- _Source excerpt_:
=======

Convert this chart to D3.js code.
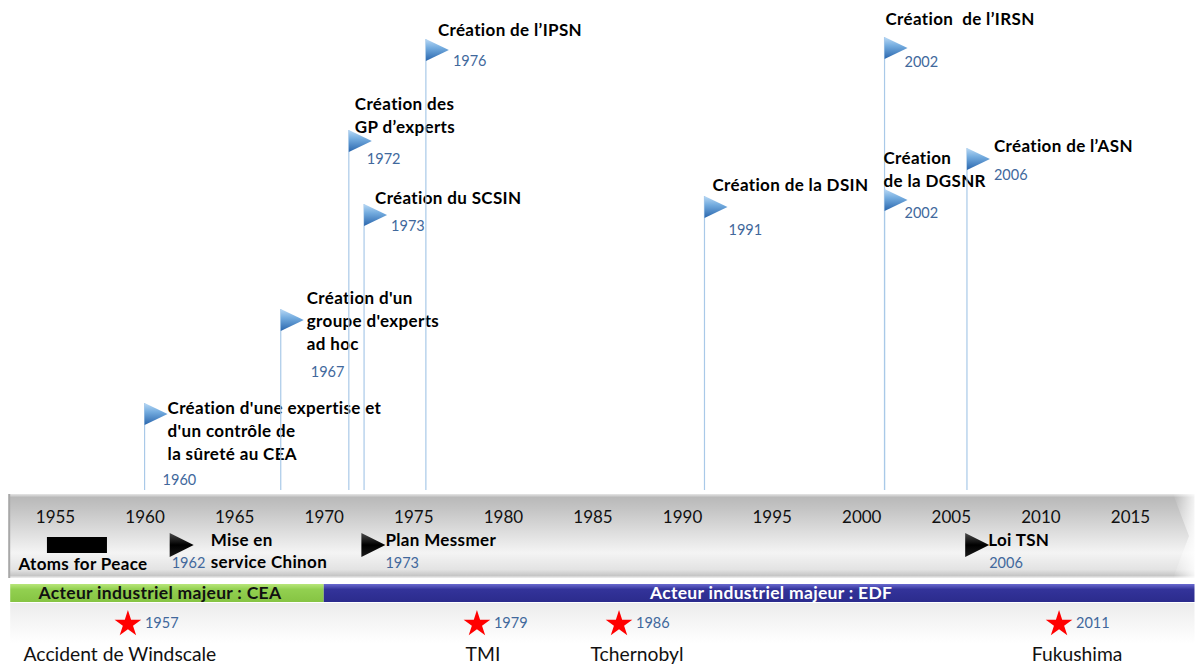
<!DOCTYPE html>
<html>
<head>
<meta charset="utf-8">
<script src="https://cdn.jsdelivr.net/npm/d3@7"></script>
<style>
body { margin: 0; background: #fff; }
text { font-family: Lato, "Open Sans", sans-serif; }
.lbl { font-size: 17px; font-weight: bold; letter-spacing: 0.35px; fill: #000; white-space: pre; }
.yr { font-size: 14.5px; fill: #41689c; }
</style>
</head>
<body>
<div id="chart"></div>
<script>
// ---- data ----
var tickYears = [1955, 1960, 1965, 1970, 1975, 1980, 1985, 1990, 1995, 2000, 2005, 2010, 2015];

// regulatory milestones (blue flags above the timeline)
var flagLabels = [
    ["Création d'une expertise et", "d'un contrôle de", "la sûreté au CEA"],
    ["Création d'un", "groupe d'experts", "ad hoc"],
    ["Création des", "GP d’experts"],
    ["Création du SCSIN"],
    ["Création de l’IPSN"],
    ["Création de la DSIN"],
    ["Création  de l’IRSN"],
    ["Création", "de la DGSNR"],
    ["Création de l’ASN"]
];
var flagYears = ["1960", "1967", "1972", "1973", "1976", "1991", "2002", "2002", "2006"];
// where the pole stands on the time scale
var flagAt = [1960, 1967.6, 1971.4, 1972.25, 1975.7, 1991.25, 2001.3, 2001.3, 2005.9];

// industrial milestones (black arrows inside the bar)
var keyLabels = [["Mise en", "service Chinon"], ["Plan Messmer"], ["Loi TSN"]];
var keyYears = ["1962", "1973", "2006"];
var keyAt = [1961.4, 1972.1, 2005.8];

var peaceLabel = "Atoms for Peace";
var peaceSpan = [1954.55, 1957.9];

var periodLabels = ["Acteur industriel majeur : CEA", "Acteur industriel majeur : EDF"];
var periodSpans = [[1952.5, 1970], [1970, 2018.6]];

var accidentLabels = ["Accident de Windscale", "TMI", "Tchernobyl", "Fukushima"];
var accidentYears = ["1957", "1979", "1986", "2011"];
var accidentAt = [1959.07, 1978.55, 1986.48, 2011.04];

// ---- layout ----
var width = 1195;
var height = 664;
var barTop = 494, barBottom = 578;
var poleBottom = 490;
// flag top, text offset/first line, year offset/line
var flagLayout = [
    {top: 403, tdx: 23, ty: 408, ydx: 18, yy: 480},
    {top: 309, tdx: 26, ty: 298, ydx: 30, yy: 372},
    {top: 130, tdx: 6,  ty: 104, ydx: 18, yy: 159},
    {top: 204, tdx: 11, ty: 198, ydx: 27, yy: 226},
    {top: 39,  tdx: 12, ty: 30,  ydx: 27, yy: 61},
    {top: 196, tdx: 8,  ty: 185, ydx: 24, yy: 230},
    {top: 37,  tdx: 1,  ty: 19,  ydx: 20, yy: 62},
    {top: 189, tdx: -1, ty: 158, ydx: 20, yy: 213},
    {top: 148, tdx: 27, ty: 146, ydx: 27, yy: 175}
];
var keyLayout = [
    {tdx: 41, ydx: 2},
    {tdx: 24, ydx: 24},
    {tdx: 23, ydx: 24}
];
var accidentLayout = [-8, 6, 18, 18];

var x = d3.scaleLinear()
    .domain([1955, 2015])
    .range([55, 1130]);

var svg = d3.select("#chart")
    .append("svg")
    .attr("width", width)
    .attr("height", height);

var defs = svg.append("defs");

function vgrad(id, stops) {
    var g = defs.append("linearGradient")
        .attr("id", id)
        .attr("x1", 0).attr("y1", 0)
        .attr("x2", 0).attr("y2", 1);
    stops.forEach(function(s) {
        g.append("stop").attr("offset", s[0]).attr("stop-color", s[1]);
    });
}
vgrad("greyBar", [[0, "#e6e6e6"], [0.04, "#b9b9b9"], [0.2, "#c6c6c6"], [0.7, "#f4f4f4"], [0.9, "#e3e3e3"], [0.97, "#c6c6c6"], [1, "#f0f0f0"]]);
vgrad("flagFill", [[0, "#b9d9f5"], [0.4, "#74acdf"], [1, "#2a66ad"]]);
vgrad("arrowFill", [[0, "#4a4a4a"], [0.5, "#000"], [1, "#1a1a1a"]]);
vgrad("greenFill", [[0, "#b8e67a"], [0.3, "#92d050"], [1, "#86c443"]]);
vgrad("blueFill", [[0, "#6a6ad0"], [0.3, "#33339a"], [1, "#2b2b8c"]]);
vgrad("shadowFill", [[0, "#ececec"], [1, "#ffffff"]]);

var capGrad = defs.append("linearGradient")
    .attr("id", "capFill")
    .attr("x1", 0).attr("y1", 0).attr("x2", 1).attr("y2", 0);
capGrad.append("stop").attr("offset", 0).attr("stop-color", "#fff").attr("stop-opacity", 0);
capGrad.append("stop").attr("offset", 1).attr("stop-color", "#fff").attr("stop-opacity", 0.85);

// ---- flag poles ----
var flags = svg.append("g")
    .selectAll("g")
    .data(flagYears)
    .enter()
    .append("g")
    .attr("transform", function(d, i) { return "translate(" + x(flagAt[i]) + ",0)"; });

flags.append("line")
    .attr("x1", 0).attr("x2", 0)
    .attr("y1", function(d, i) { return flagLayout[i].top; })
    .attr("y2", poleBottom)
    .attr("stroke", "#a9c9e8")
    .attr("stroke-width", 1.2);

flags.append("path")
    .attr("d", function(d, i) {
        var t = flagLayout[i].top;
        return "M0," + t + "L23," + (t + 11) + "L0," + (t + 22) + "Z";
    })
    .attr("fill", "url(#flagFill)");

flags.each(function(d, i) {
    var L = flagLayout[i];
    var t = d3.select(this).append("text")
        .attr("class", "lbl");
    flagLabels[i].forEach(function(s, j) {
        t.append("tspan")
            .attr("x", L.tdx)
            .attr("y", L.ty + j * 23)
            .attr("dy", "0.35em")
            .text(s);
    });
    d3.select(this).append("text")
        .attr("class", "yr")
        .attr("x", L.ydx)
        .attr("y", L.yy)
        .attr("dy", "0.35em")
        .text(d);
});

// ---- grey time bar ----
svg.append("rect")
    .attr("x", x(periodSpans[0][0]) - 1)
    .attr("y", barTop)
    .attr("width", x(periodSpans[1][1]) - x(periodSpans[0][0]) + 1)
    .attr("height", barBottom - barTop)
    .attr("fill", "url(#greyBar)");
svg.append("rect")
    .attr("x", x(periodSpans[0][0]) - 2)
    .attr("y", barTop)
    .attr("width", 2)
    .attr("height", barBottom - barTop)
    .attr("fill", "#a8a8a8");
svg.append("path")
    .attr("d", "M" + (width - 22) + "," + barTop + "L" + width + "," + barTop + "L" + width + "," + barBottom +
        "L" + (width - 22) + "," + barBottom + "L" + (width - 6) + "," + ((barTop + barBottom) / 2) + "Z")
    .attr("fill", "url(#capFill)");

var axis = d3.axisBottom(x)
    .tickValues(tickYears)
    .tickSize(0)
    .tickFormat(d3.format("d"));

var ax = svg.append("g")
    .attr("transform", "translate(0,517)")
    .call(axis);
ax.select(".domain").remove();
ax.selectAll("text")
    .attr("y", 0)
    .attr("dy", "0.35em")
    .attr("font-size", "17px")
    .attr("font-family", "Lato, sans-serif")
    .attr("fill", "#111");

// atoms for peace
svg.append("rect")
    .attr("x", x(peaceSpan[0]))
    .attr("y", 537)
    .attr("width", x(peaceSpan[1]) - x(peaceSpan[0]))
    .attr("height", 16)
    .attr("fill", "#000");
svg.append("text")
    .attr("class", "lbl")
    .attr("x", (x(peaceSpan[0]) + x(peaceSpan[1])) / 2 + 6)
    .attr("y", 564)
    .attr("dy", "0.35em")
    .attr("text-anchor", "middle")
    .text(peaceLabel);

// black arrows
var keys = svg.append("g")
    .selectAll("g")
    .data(keyYears)
    .enter()
    .append("g")
    .attr("transform", function(d, i) { return "translate(" + x(keyAt[i]) + ",0)"; });

keys.append("path")
    .attr("d", "M0,533L24,545L0,557Z")
    .attr("fill", "url(#arrowFill)");

keys.each(function(d, i) {
    var L = keyLayout[i];
    var t = d3.select(this).append("text")
        .attr("class", "lbl");
    keyLabels[i].forEach(function(s, j) {
        t.append("tspan")
            .attr("x", L.tdx)
            .attr("y", 540 + j * 22)
            .attr("dy", "0.35em")
            .text(s);
    });
    d3.select(this).append("text")
        .attr("class", "yr")
        .attr("x", L.ydx)
        .attr("y", 563)
        .attr("dy", "0.35em")
        .text(d);
});

// ---- industrial periods ----
svg.append("rect")
    .attr("x", x(periodSpans[0][0]))
    .attr("y", 603)
    .attr("width", x(periodSpans[1][1]) - x(periodSpans[0][0]))
    .attr("height", 40)
    .attr("fill", "url(#shadowFill)");

var periodFills = ["url(#greenFill)", "url(#blueFill)"];
var periodText = ["#111", "#fff"];
var periodShift = [-7, 12];
var periods = svg.append("g")
    .selectAll("g")
    .data(periodLabels)
    .enter()
    .append("g");

periods.append("rect")
    .attr("x", function(d, i) { return x(periodSpans[i][0]); })
    .attr("y", 584)
    .attr("width", function(d, i) { return x(periodSpans[i][1]) - x(periodSpans[i][0]); })
    .attr("height", 18)
    .attr("fill", function(d, i) { return periodFills[i]; });

periods.append("text")
    .attr("x", function(d, i) { return (x(periodSpans[i][0]) + x(periodSpans[i][1])) / 2 + periodShift[i]; })
    .attr("y", 593)
    .attr("dy", "0.35em")
    .attr("text-anchor", "middle")
    .attr("font-size", "17.5px")
    .attr("font-weight", "bold")
    .attr("letter-spacing", "0.3px")
    .attr("fill", function(d, i) { return periodText[i]; })
    .text(function(d) { return d; });

// ---- accidents ----
var star = d3.symbol().type(d3.symbolStar).size(220);
var acc = svg.append("g")
    .selectAll("g")
    .data(accidentLabels)
    .enter()
    .append("g")
    .attr("transform", function(d, i) { return "translate(" + x(accidentAt[i]) + ",0)"; });

acc.append("path")
    .attr("d", star)
    .attr("transform", "translate(0,624)")
    .attr("fill", "#ff0000");

acc.append("text")
    .attr("class", "yr")
    .attr("x", 17)
    .attr("y", 623)
    .attr("dy", "0.35em")
    .text(function(d, i) { return accidentYears[i]; });

acc.append("text")
    .attr("x", function(d, i) { return accidentLayout[i]; })
    .attr("y", 654)
    .attr("dy", "0.35em")
    .attr("text-anchor", "middle")
    .attr("font-family", "'Liberation Sans', Arial, sans-serif")
    .attr("font-size", "19.3px")
    .attr("fill", "#111")
    .text(function(d) { return d; });
</script>
</body>
</html>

=======

Search the lines above for the string "chart" and copy each line that has it.

Convert this chart to D3.js code.
<div id="chart"></div>
var svg = d3.select("#chart")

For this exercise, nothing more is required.